El teatro es una representación de la vida humana. Lo que vemos sobre el escenario no es sólo una historia particular, es también algo significativo para la vida de todos. Los grandes autores nos dibujan personajes concretos, en circunstancias bien delineadas y particulares, pero estos autores, además, superan las barreras culturales con las cuestiones que plantean, que son las comunes a toda la experiencia humana, sea cual sea el tiempo o el lugar donde acontezca. Por eso todos aceptamos el juego: somos cómplices de los actores, y, donde sólo hay un suelo de madera y un banco podemos ver el jardín donde pasea Romeo, lleno de flores. No necesitamos más detalles sobre el escenario para conocer la vida de los personajes y comprenderlos. Porque, paradójicamente, lo que ellos son es un poco lo que nosotros somos, aunque nuestras circunstancias sean muy distintas. Por eso en las palabras de Antígona todos identificamos algún momento de nuestra vida, y podríamos poner rostro conocido al personaje de doña Inés.
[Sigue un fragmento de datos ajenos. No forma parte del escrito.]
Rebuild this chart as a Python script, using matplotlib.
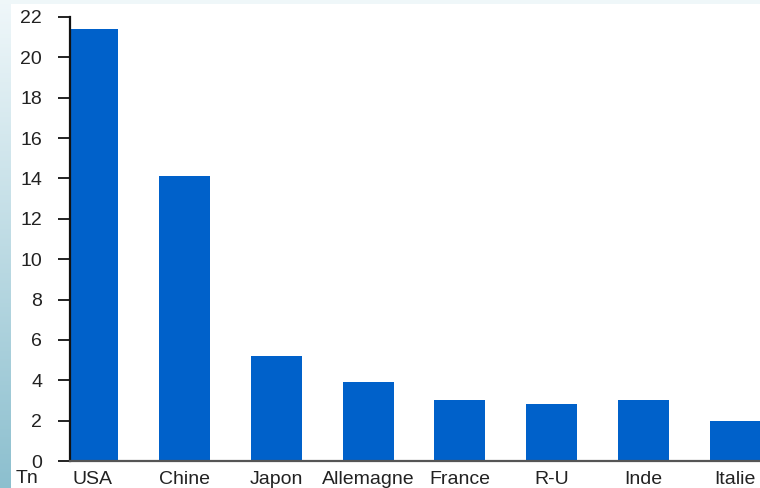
import numpy as np
import matplotlib
matplotlib.use("Agg")
import matplotlib.pyplot as plt
from matplotlib.patches import Rectangle

plt.rcParams['font.family'] = ['Liberation Sans', 'DejaVu Sans']

pays = ["USA", "Chine", "Japon", "Allemagne", "France", "R-U", "Inde", "Italie"]
pib = [21.4, 14.1, 5.2, 3.9, 3.0, 2.8, 3.0, 2.0]
yticks = [0, 2, 4, 6, 8, 10, 12, 14, 16, 18, 20, 22]
unite = "Tn"

W, H = 760, 488
fig = plt.figure(figsize=(W / 100, H / 100), dpi=100)

# slide background: pale blue gradient on the left edge, white panel
bg = fig.add_axes([0, 0, 1, 1], zorder=-10)
bg.set_axis_off()
grad = np.linspace(0, 1, 256).reshape(-1, 1)
top = np.array([0.94, 0.97, 0.98])
bot = np.array([0.55, 0.75, 0.81])
img = top + (bot - top) * grad[..., None]
bg.imshow(img, extent=[0, 1, 0, 1], aspect="auto", origin="upper")
bg.add_patch(Rectangle((11 / W, 0), 1, 1 - 4 / H, transform=bg.transAxes,
                       facecolor="white", edgecolor="none"))
bg.set_xlim(0, 1)
bg.set_ylim(0, 1)

ax = fig.add_axes([70 / W, 27 / H, 1 - 70 / W, (461 - 17) / H])
ax.patch.set_alpha(0)
x = np.arange(len(pays))
ax.bar(x, pib, width=0.556, color="#0061ca", zorder=2)
ax.set_xlim(-0.248, 7.27)
ax.set_ylim(0, 22)
ax.set_yticks(yticks)
ax.set_xticks(x)
ax.set_xticklabels(pays)

for s in ["top", "right"]:
    ax.spines[s].set_visible(False)
ax.spines["left"].set_linewidth(1.6)
ax.spines["left"].set_color("#111111")
ax.spines["left"].set_zorder(3)
ax.spines["bottom"].set_linewidth(1.6)
ax.spines["bottom"].set_color("#555555")
ax.spines["bottom"].set_zorder(3)
ax.tick_params(axis="y", direction="out", length=9, width=1.4, color="#222222",
               pad=11, labelsize=14, labelcolor="#222222")
ax.tick_params(axis="x", length=0, pad=7, labelsize=14, labelcolor="#222222")

fig.text(16 / W, 1 - 478.5 / H, unite, fontsize=14, color="#222222",
         ha="left", va="center")

fig.savefig("out.png", dpi=100)
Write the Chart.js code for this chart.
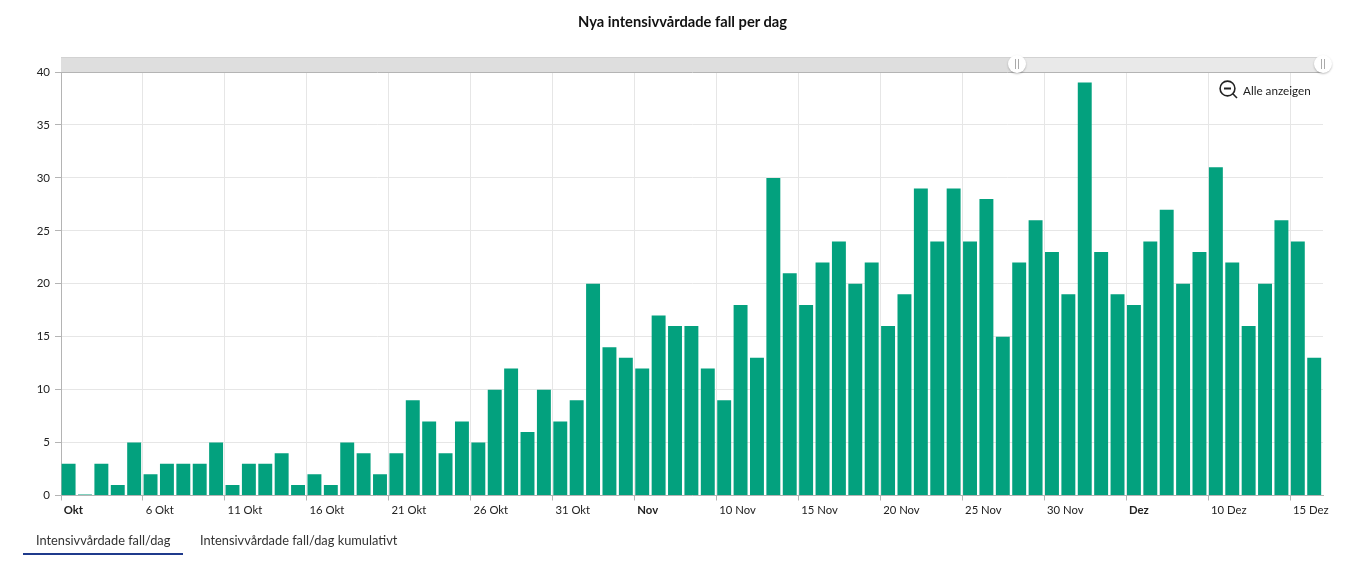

Si, por el contrario, el montaje teatral cae en un reduccionismo que impone inmediatamente una respuesta simple, fácil, acotada, que no deja espacio a lo que el otro puede aportar, y a lo que se nos escapa, desaparece el arte. Puede deberse a una actuación tan técnica que olvida el espíritu, o que construye personajes a partir de pobres clichés, a una escenografía no bien planteada o, quizá, a una obra que nos hable de lo ya conocido, repitiendo sólo tópicos, esos que hacen que “todo encaje” a la medida de nuestras experiencias. Así estamos más cerca del cine, donde es especialmente difícil que en lugar de un caso particular encontremos algo que lo trascienda: a menudo aquí sólo vemos unas personas muy concretas en una situación completamente particular, que raramente nos mostrará la perplejidad y universalidad de todo arte, la pregunta por el sentido de las encrucijadas de la vida, el límite a nuestros conceptos. En el teatro no se trata sólo de recrear de modo detallista toda la vida de esos personajes, como si tuviéramos todas las claves de ella, sino de respetar siempre ese espacio que ha de aportar el público con su propia pregunta, el espacio del misterio. Ese enigma que cada día encontramos cuando no entendemos a la persona con la que convivimos, cuando nos sorprende lo imprevisible, cuando nos equivocamos. El arte, como la vida, no sabe de recetas, abstracciones, resultados. Al contrario, aquí reina la paradoja, la sorpresa, la risa, el llanto, y, sobre todo, el corazón, que con un sí o un no tomará partido.
Porque la clave no es uno mismo, lo que yo entiendo o puedo juzgar. El yo en soledad no es otra cosa que confusión. La vida se nos presenta a cada instante con fuerza si abandona-mos lo que teníamos. Si soltamos esquemas previos y estamos dispuestos a oír, escuchar, abrazar, y entregarnos.
El artista sabe que no domina su obra, sino que ella le domina. No se trata de sus objetivos, sino de obedecer a un plan más grande. En realidad, nadie domina su vida. Sólo cabe decir sí o no a ella.